BEGIN

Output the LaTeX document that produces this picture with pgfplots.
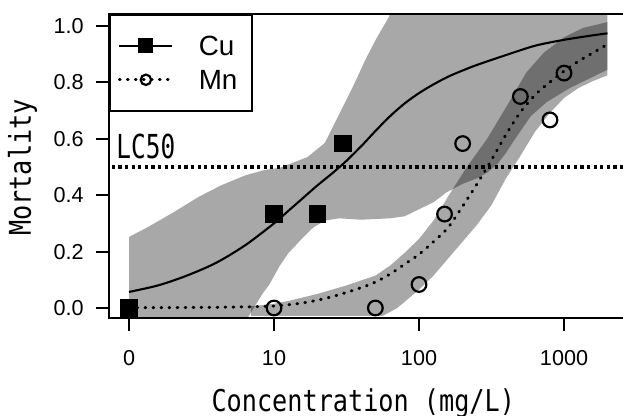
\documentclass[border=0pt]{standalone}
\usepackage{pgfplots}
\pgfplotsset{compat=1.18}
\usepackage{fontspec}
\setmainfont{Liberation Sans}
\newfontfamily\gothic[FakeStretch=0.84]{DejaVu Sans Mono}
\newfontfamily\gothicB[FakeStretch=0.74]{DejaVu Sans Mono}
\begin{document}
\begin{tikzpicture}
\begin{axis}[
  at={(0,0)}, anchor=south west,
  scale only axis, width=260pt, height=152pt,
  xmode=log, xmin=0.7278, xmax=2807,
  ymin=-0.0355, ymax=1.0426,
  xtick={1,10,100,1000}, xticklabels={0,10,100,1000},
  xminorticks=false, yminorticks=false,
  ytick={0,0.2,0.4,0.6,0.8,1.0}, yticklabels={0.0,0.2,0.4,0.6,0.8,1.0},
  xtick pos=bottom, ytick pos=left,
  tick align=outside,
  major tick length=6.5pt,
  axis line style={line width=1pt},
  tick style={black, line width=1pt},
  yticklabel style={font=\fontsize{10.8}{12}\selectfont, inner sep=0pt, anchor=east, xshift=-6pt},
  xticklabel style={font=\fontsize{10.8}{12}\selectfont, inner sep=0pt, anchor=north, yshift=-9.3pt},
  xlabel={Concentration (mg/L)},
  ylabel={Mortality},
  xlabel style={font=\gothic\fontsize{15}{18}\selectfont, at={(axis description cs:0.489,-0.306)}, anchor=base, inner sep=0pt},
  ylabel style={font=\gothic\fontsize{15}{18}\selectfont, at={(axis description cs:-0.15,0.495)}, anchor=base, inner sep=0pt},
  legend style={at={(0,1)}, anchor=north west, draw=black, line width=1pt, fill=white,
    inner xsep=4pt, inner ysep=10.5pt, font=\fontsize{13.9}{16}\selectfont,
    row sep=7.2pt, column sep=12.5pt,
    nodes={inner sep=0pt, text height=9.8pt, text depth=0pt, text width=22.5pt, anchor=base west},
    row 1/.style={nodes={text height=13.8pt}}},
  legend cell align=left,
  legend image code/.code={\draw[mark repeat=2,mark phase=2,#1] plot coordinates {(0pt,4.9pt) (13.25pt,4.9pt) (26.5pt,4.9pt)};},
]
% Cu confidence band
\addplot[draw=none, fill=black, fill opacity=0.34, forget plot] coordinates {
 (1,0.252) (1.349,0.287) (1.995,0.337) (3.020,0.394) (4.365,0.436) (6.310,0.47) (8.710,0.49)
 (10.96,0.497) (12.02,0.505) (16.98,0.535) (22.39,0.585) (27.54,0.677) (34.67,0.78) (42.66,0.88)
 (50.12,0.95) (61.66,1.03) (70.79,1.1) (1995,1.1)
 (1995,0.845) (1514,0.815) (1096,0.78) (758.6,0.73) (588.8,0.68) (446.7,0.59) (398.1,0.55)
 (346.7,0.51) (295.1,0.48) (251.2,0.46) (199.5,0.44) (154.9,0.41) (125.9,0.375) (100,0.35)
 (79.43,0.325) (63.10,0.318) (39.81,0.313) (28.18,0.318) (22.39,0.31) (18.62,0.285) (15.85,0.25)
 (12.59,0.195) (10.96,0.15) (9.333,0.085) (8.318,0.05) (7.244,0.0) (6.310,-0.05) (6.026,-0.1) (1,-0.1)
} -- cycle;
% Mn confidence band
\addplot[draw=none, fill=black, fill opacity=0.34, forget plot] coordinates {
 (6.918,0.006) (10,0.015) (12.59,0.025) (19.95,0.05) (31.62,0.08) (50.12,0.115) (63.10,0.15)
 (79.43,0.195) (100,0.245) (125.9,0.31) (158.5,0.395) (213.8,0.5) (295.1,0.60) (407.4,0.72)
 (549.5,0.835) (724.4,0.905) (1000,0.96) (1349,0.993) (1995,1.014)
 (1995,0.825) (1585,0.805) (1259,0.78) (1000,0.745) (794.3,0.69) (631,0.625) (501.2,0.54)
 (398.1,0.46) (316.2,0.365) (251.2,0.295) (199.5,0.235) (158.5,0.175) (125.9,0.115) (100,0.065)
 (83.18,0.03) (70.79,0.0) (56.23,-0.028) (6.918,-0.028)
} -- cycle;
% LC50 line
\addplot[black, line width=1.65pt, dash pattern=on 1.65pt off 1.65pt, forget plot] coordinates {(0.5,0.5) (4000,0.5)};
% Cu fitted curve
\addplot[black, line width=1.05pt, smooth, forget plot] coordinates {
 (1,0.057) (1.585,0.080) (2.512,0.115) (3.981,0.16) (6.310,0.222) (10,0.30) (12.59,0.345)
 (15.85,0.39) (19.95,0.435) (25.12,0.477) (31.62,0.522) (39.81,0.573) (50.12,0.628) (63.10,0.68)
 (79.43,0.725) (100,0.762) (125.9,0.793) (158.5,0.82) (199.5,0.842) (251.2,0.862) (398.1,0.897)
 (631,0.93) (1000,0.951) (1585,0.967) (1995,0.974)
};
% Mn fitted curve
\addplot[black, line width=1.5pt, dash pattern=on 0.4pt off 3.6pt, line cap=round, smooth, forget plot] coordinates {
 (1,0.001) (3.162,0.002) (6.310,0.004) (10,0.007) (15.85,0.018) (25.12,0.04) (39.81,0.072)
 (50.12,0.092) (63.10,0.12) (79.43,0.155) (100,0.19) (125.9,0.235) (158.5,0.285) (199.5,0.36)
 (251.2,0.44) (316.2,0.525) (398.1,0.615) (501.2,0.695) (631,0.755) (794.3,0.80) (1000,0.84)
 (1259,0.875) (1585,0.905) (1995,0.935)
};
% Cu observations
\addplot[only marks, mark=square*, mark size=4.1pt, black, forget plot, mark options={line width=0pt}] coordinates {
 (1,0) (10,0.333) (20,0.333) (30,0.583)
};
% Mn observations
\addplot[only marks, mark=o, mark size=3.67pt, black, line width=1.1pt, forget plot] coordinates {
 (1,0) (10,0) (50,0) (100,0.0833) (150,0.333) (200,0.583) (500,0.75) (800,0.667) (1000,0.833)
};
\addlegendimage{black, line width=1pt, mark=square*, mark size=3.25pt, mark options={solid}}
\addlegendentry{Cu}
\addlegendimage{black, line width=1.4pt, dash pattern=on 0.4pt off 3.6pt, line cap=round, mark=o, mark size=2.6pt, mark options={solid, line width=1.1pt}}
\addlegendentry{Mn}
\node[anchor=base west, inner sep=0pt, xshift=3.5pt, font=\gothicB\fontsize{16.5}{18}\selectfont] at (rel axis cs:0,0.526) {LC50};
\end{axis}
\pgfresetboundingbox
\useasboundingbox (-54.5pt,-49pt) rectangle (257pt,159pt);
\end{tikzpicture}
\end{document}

END

- Directions for this task
Reproduce the material word for word, minus the images.

- The response
Output the LaTeX document that produces this picture with pgfplots.
\documentclass[border=0pt]{standalone}
\usepackage{pgfplots}
\pgfplotsset{compat=1.18}
\usepackage{fontspec}
\setmainfont{Liberation Sans}
\newfontfamily\gothic[FakeStretch=0.84]{DejaVu Sans Mono}
\newfontfamily\gothicB[FakeStretch=0.74]{DejaVu Sans Mono}
\begin{document}
\begin{tikzpicture}
\begin{axis}[
  at={(0,0)}, anchor=south west,
  scale only axis, width=260pt, height=152pt,
  xmode=log, xmin=0.7278, xmax=2807,
  ymin=-0.0355, ymax=1.0426,
  xtick={1,10,100,1000}, xticklabels={0,10,100,1000},
  xminorticks=false, yminorticks=false,
  ytick={0,0.2,0.4,0.6,0.8,1.0}, yticklabels={0.0,0.2,0.4,0.6,0.8,1.0},
  xtick pos=bottom, ytick pos=left,
  tick align=outside,
  major tick length=6.5pt,
  axis line style={line width=1pt},
  tick style={black, line width=1pt},
  yticklabel style={font=\fontsize{10.8}{12}\selectfont, inner sep=0pt, anchor=east, xshift=-6pt},
  xticklabel style={font=\fontsize{10.8}{12}\selectfont, inner sep=0pt, anchor=north, yshift=-9.3pt},
  xlabel={Concentration (mg/L)},
  ylabel={Mortality},
  xlabel style={font=\gothic\fontsize{15}{18}\selectfont, at={(axis description cs:0.489,-0.306)}, anchor=base, inner sep=0pt},
  ylabel style={font=\gothic\fontsize{15}{18}\selectfont, at={(axis description cs:-0.15,0.495)}, anchor=base, inner sep=0pt},
  legend style={at={(0,1)}, anchor=north west, draw=black, line width=1pt, fill=white,
    inner xsep=4pt, inner ysep=10.5pt, font=\fontsize{13.9}{16}\selectfont,
    row sep=7.2pt, column sep=12.5pt,
    nodes={inner sep=0pt, text height=9.8pt, text depth=0pt, text width=22.5pt, anchor=base west},
    row 1/.style={nodes={text height=13.8pt}}},
  legend cell align=left,
  legend image code/.code={\draw[mark repeat=2,mark phase=2,#1] plot coordinates {(0pt,4.9pt) (13.25pt,4.9pt) (26.5pt,4.9pt)};},
]
% Cu confidence band
\addplot[draw=none, fill=black, fill opacity=0.34, forget plot] coordinates {
 (1,0.252) (1.349,0.287) (1.995,0.337) (3.020,0.394) (4.365,0.436) (6.310,0.47) (8.710,0.49)
 (10.96,0.497) (12.02,0.505) (16.98,0.535) (22.39,0.585) (27.54,0.677) (34.67,0.78) (42.66,0.88)
 (50.12,0.95) (61.66,1.03) (70.79,1.1) (1995,1.1)
 (1995,0.845) (1514,0.815) (1096,0.78) (758.6,0.73) (588.8,0.68) (446.7,0.59) (398.1,0.55)
 (346.7,0.51) (295.1,0.48) (251.2,0.46) (199.5,0.44) (154.9,0.41) (125.9,0.375) (100,0.35)
 (79.43,0.325) (63.10,0.318) (39.81,0.313) (28.18,0.318) (22.39,0.31) (18.62,0.285) (15.85,0.25)
 (12.59,0.195) (10.96,0.15) (9.333,0.085) (8.318,0.05) (7.244,0.0) (6.310,-0.05) (6.026,-0.1) (1,-0.1)
} -- cycle;
% Mn confidence band
\addplot[draw=none, fill=black, fill opacity=0.34, forget plot] coordinates {
 (6.918,0.006) (10,0.015) (12.59,0.025) (19.95,0.05) (31.62,0.08) (50.12,0.115) (63.10,0.15)
 (79.43,0.195) (100,0.245) (125.9,0.31) (158.5,0.395) (213.8,0.5) (295.1,0.60) (407.4,0.72)
 (549.5,0.835) (724.4,0.905) (1000,0.96) (1349,0.993) (1995,1.014)
 (1995,0.825) (1585,0.805) (1259,0.78) (1000,0.745) (794.3,0.69) (631,0.625) (501.2,0.54)
 (398.1,0.46) (316.2,0.365) (251.2,0.295) (199.5,0.235) (158.5,0.175) (125.9,0.115) (100,0.065)
 (83.18,0.03) (70.79,0.0) (56.23,-0.028) (6.918,-0.028)
} -- cycle;
% LC50 line
\addplot[black, line width=1.65pt, dash pattern=on 1.65pt off 1.65pt, forget plot] coordinates {(0.5,0.5) (4000,0.5)};
% Cu fitted curve
\addplot[black, line width=1.05pt, smooth, forget plot] coordinates {
 (1,0.057) (1.585,0.080) (2.512,0.115) (3.981,0.16) (6.310,0.222) (10,0.30) (12.59,0.345)
 (15.85,0.39) (19.95,0.435) (25.12,0.477) (31.62,0.522) (39.81,0.573) (50.12,0.628) (63.10,0.68)
 (79.43,0.725) (100,0.762) (125.9,0.793) (158.5,0.82) (199.5,0.842) (251.2,0.862) (398.1,0.897)
 (631,0.93) (1000,0.951) (1585,0.967) (1995,0.974)
};
% Mn fitted curve
\addplot[black, line width=1.5pt, dash pattern=on 0.4pt off 3.6pt, line cap=round, smooth, forget plot] coordinates {
 (1,0.001) (3.162,0.002) (6.310,0.004) (10,0.007) (15.85,0.018) (25.12,0.04) (39.81,0.072)
 (50.12,0.092) (63.10,0.12) (79.43,0.155) (100,0.19) (125.9,0.235) (158.5,0.285) (199.5,0.36)
 (251.2,0.44) (316.2,0.525) (398.1,0.615) (501.2,0.695) (631,0.755) (794.3,0.80) (1000,0.84)
 (1259,0.875) (1585,0.905) (1995,0.935)
};
% Cu observations
\addplot[only marks, mark=square*, mark size=4.1pt, black, forget plot, mark options={line width=0pt}] coordinates {
 (1,0) (10,0.333) (20,0.333) (30,0.583)
};
% Mn observations
\addplot[only marks, mark=o, mark size=3.67pt, black, line width=1.1pt, forget plot] coordinates {
 (1,0) (10,0) (50,0) (100,0.0833) (150,0.333) (200,0.583) (500,0.75) (800,0.667) (1000,0.833)
};
\addlegendimage{black, line width=1pt, mark=square*, mark size=3.25pt, mark options={solid}}
\addlegendentry{Cu}
\addlegendimage{black, line width=1.4pt, dash pattern=on 0.4pt off 3.6pt, line cap=round, mark=o, mark size=2.6pt, mark options={solid, line width=1.1pt}}
\addlegendentry{Mn}
\node[anchor=base west, inner sep=0pt, xshift=3.5pt, font=\gothicB\fontsize{16.5}{18}\selectfont] at (rel axis cs:0,0.526) {LC50};
\end{axis}
\pgfresetboundingbox
\useasboundingbox (-54.5pt,-49pt) rectangle (257pt,159pt);
\end{tikzpicture}
\end{document}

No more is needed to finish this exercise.